| TASK REQUIREMENTS |
Return every line of the material exactly.

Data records
· · · ·
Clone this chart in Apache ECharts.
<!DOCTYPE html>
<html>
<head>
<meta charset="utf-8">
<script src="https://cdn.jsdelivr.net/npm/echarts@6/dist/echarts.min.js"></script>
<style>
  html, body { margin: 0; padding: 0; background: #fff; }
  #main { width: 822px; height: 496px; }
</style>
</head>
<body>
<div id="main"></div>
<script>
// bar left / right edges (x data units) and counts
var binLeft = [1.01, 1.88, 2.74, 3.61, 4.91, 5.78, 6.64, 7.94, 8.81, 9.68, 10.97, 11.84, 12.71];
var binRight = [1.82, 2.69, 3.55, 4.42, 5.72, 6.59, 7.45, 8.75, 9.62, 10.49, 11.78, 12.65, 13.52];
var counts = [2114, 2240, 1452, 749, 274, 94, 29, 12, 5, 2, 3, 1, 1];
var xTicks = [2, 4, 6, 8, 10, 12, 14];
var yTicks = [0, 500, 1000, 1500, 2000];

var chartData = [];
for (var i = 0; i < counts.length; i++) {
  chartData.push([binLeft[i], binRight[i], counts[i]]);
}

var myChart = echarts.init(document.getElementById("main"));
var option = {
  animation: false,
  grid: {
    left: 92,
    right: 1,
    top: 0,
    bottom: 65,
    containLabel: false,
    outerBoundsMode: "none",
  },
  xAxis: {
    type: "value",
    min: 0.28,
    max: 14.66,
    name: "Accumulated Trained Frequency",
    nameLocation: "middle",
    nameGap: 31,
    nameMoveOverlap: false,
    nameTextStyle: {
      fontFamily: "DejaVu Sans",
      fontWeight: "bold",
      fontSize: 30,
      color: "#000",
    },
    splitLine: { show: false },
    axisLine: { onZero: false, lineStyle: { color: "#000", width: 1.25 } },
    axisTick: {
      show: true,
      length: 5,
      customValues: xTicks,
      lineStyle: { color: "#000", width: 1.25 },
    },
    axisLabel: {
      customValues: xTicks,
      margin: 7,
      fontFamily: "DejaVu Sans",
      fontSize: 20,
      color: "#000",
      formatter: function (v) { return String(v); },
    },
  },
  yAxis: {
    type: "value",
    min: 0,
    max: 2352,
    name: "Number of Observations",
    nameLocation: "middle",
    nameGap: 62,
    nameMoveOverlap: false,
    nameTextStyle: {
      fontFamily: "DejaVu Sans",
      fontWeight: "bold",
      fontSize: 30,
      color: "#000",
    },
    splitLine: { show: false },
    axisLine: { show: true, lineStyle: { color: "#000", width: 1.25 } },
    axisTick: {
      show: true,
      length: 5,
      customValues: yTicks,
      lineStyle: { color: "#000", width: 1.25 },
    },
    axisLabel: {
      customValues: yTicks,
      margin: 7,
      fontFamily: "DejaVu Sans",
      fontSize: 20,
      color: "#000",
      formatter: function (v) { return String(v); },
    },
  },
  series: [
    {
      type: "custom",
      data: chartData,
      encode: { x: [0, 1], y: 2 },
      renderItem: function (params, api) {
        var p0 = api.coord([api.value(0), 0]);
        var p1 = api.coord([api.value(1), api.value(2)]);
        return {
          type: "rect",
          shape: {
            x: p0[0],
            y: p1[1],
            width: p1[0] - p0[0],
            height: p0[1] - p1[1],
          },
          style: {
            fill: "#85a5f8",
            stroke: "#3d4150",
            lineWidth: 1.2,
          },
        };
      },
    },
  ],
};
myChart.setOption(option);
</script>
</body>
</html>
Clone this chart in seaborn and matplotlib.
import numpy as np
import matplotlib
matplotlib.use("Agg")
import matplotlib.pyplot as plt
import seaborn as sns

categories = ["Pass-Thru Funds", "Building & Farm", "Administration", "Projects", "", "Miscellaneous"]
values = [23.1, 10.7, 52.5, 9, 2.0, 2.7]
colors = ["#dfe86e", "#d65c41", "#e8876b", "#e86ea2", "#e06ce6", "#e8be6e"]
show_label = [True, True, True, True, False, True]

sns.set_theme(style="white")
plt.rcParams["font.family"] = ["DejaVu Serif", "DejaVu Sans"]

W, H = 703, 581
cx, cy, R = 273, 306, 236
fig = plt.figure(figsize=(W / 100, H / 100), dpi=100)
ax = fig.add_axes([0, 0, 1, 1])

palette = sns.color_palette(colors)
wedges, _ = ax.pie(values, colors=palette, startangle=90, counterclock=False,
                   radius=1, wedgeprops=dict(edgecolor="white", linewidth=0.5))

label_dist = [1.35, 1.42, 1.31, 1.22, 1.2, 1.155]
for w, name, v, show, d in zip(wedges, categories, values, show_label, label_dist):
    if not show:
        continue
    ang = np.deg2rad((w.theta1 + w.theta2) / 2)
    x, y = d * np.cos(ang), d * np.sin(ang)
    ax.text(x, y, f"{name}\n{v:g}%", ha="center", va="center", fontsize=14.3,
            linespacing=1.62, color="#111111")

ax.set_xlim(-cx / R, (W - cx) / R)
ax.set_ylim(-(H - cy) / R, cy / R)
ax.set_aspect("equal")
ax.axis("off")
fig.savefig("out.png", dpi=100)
· · · ·
| WRITTEN SOLUTION |
Clone this chart in Apache ECharts.
<!DOCTYPE html>
<html>
<head>
<meta charset="utf-8">
<script src="https://cdn.jsdelivr.net/npm/echarts@6/dist/echarts.min.js"></script>
<style>
  html, body { margin: 0; padding: 0; background: #fff; }
  #main { width: 822px; height: 496px; }
</style>
</head>
<body>
<div id="main"></div>
<script>
// bar left / right edges (x data units) and counts
var binLeft = [1.01, 1.88, 2.74, 3.61, 4.91, 5.78, 6.64, 7.94, 8.81, 9.68, 10.97, 11.84, 12.71];
var binRight = [1.82, 2.69, 3.55, 4.42, 5.72, 6.59, 7.45, 8.75, 9.62, 10.49, 11.78, 12.65, 13.52];
var counts = [2114, 2240, 1452, 749, 274, 94, 29, 12, 5, 2, 3, 1, 1];
var xTicks = [2, 4, 6, 8, 10, 12, 14];
var yTicks = [0, 500, 1000, 1500, 2000];

var chartData = [];
for (var i = 0; i < counts.length; i++) {
  chartData.push([binLeft[i], binRight[i], counts[i]]);
}

var myChart = echarts.init(document.getElementById("main"));
var option = {
  animation: false,
  grid: {
    left: 92,
    right: 1,
    top: 0,
    bottom: 65,
    containLabel: false,
    outerBoundsMode: "none",
  },
  xAxis: {
    type: "value",
    min: 0.28,
    max: 14.66,
    name: "Accumulated Trained Frequency",
    nameLocation: "middle",
    nameGap: 31,
    nameMoveOverlap: false,
    nameTextStyle: {
      fontFamily: "DejaVu Sans",
      fontWeight: "bold",
      fontSize: 30,
      color: "#000",
    },
    splitLine: { show: false },
    axisLine: { onZero: false, lineStyle: { color: "#000", width: 1.25 } },
    axisTick: {
      show: true,
      length: 5,
      customValues: xTicks,
      lineStyle: { color: "#000", width: 1.25 },
    },
    axisLabel: {
      customValues: xTicks,
      margin: 7,
      fontFamily: "DejaVu Sans",
      fontSize: 20,
      color: "#000",
      formatter: function (v) { return String(v); },
    },
  },
  yAxis: {
    type: "value",
    min: 0,
    max: 2352,
    name: "Number of Observations",
    nameLocation: "middle",
    nameGap: 62,
    nameMoveOverlap: false,
    nameTextStyle: {
      fontFamily: "DejaVu Sans",
      fontWeight: "bold",
      fontSize: 30,
      color: "#000",
    },
    splitLine: { show: false },
    axisLine: { show: true, lineStyle: { color: "#000", width: 1.25 } },
    axisTick: {
      show: true,
      length: 5,
      customValues: yTicks,
      lineStyle: { color: "#000", width: 1.25 },
    },
    axisLabel: {
      customValues: yTicks,
      margin: 7,
      fontFamily: "DejaVu Sans",
      fontSize: 20,
      color: "#000",
      formatter: function (v) { return String(v); },
    },
  },
  series: [
    {
      type: "custom",
      data: chartData,
      encode: { x: [0, 1], y: 2 },
      renderItem: function (params, api) {
        var p0 = api.coord([api.value(0), 0]);
        var p1 = api.coord([api.value(1), api.value(2)]);
        return {
          type: "rect",
          shape: {
            x: p0[0],
            y: p1[1],
            width: p1[0] - p0[0],
            height: p0[1] - p1[1],
          },
          style: {
            fill: "#85a5f8",
            stroke: "#3d4150",
            lineWidth: 1.2,
          },
        };
      },
    },
  ],
};
myChart.setOption(option);
</script>
</body>
</html>
Clone this chart in seaborn and matplotlib.
import numpy as np
import matplotlib
matplotlib.use("Agg")
import matplotlib.pyplot as plt
import seaborn as sns

categories = ["Pass-Thru Funds", "Building & Farm", "Administration", "Projects", "", "Miscellaneous"]
values = [23.1, 10.7, 52.5, 9, 2.0, 2.7]
colors = ["#dfe86e", "#d65c41", "#e8876b", "#e86ea2", "#e06ce6", "#e8be6e"]
show_label = [True, True, True, True, False, True]

sns.set_theme(style="white")
plt.rcParams["font.family"] = ["DejaVu Serif", "DejaVu Sans"]

W, H = 703, 581
cx, cy, R = 273, 306, 236
fig = plt.figure(figsize=(W / 100, H / 100), dpi=100)
ax = fig.add_axes([0, 0, 1, 1])

palette = sns.color_palette(colors)
wedges, _ = ax.pie(values, colors=palette, startangle=90, counterclock=False,
                   radius=1, wedgeprops=dict(edgecolor="white", linewidth=0.5))

label_dist = [1.35, 1.42, 1.31, 1.22, 1.2, 1.155]
for w, name, v, show, d in zip(wedges, categories, values, show_label, label_dist):
    if not show:
        continue
    ang = np.deg2rad((w.theta1 + w.theta2) / 2)
    x, y = d * np.cos(ang), d * np.sin(ang)
    ax.text(x, y, f"{name}\n{v:g}%", ha="center", va="center", fontsize=14.3,
            linespacing=1.62, color="#111111")

ax.set_xlim(-cx / R, (W - cx) / R)
ax.set_ylim(-(H - cy) / R, cy / R)
ax.set_aspect("equal")
ax.axis("off")
fig.savefig("out.png", dpi=100)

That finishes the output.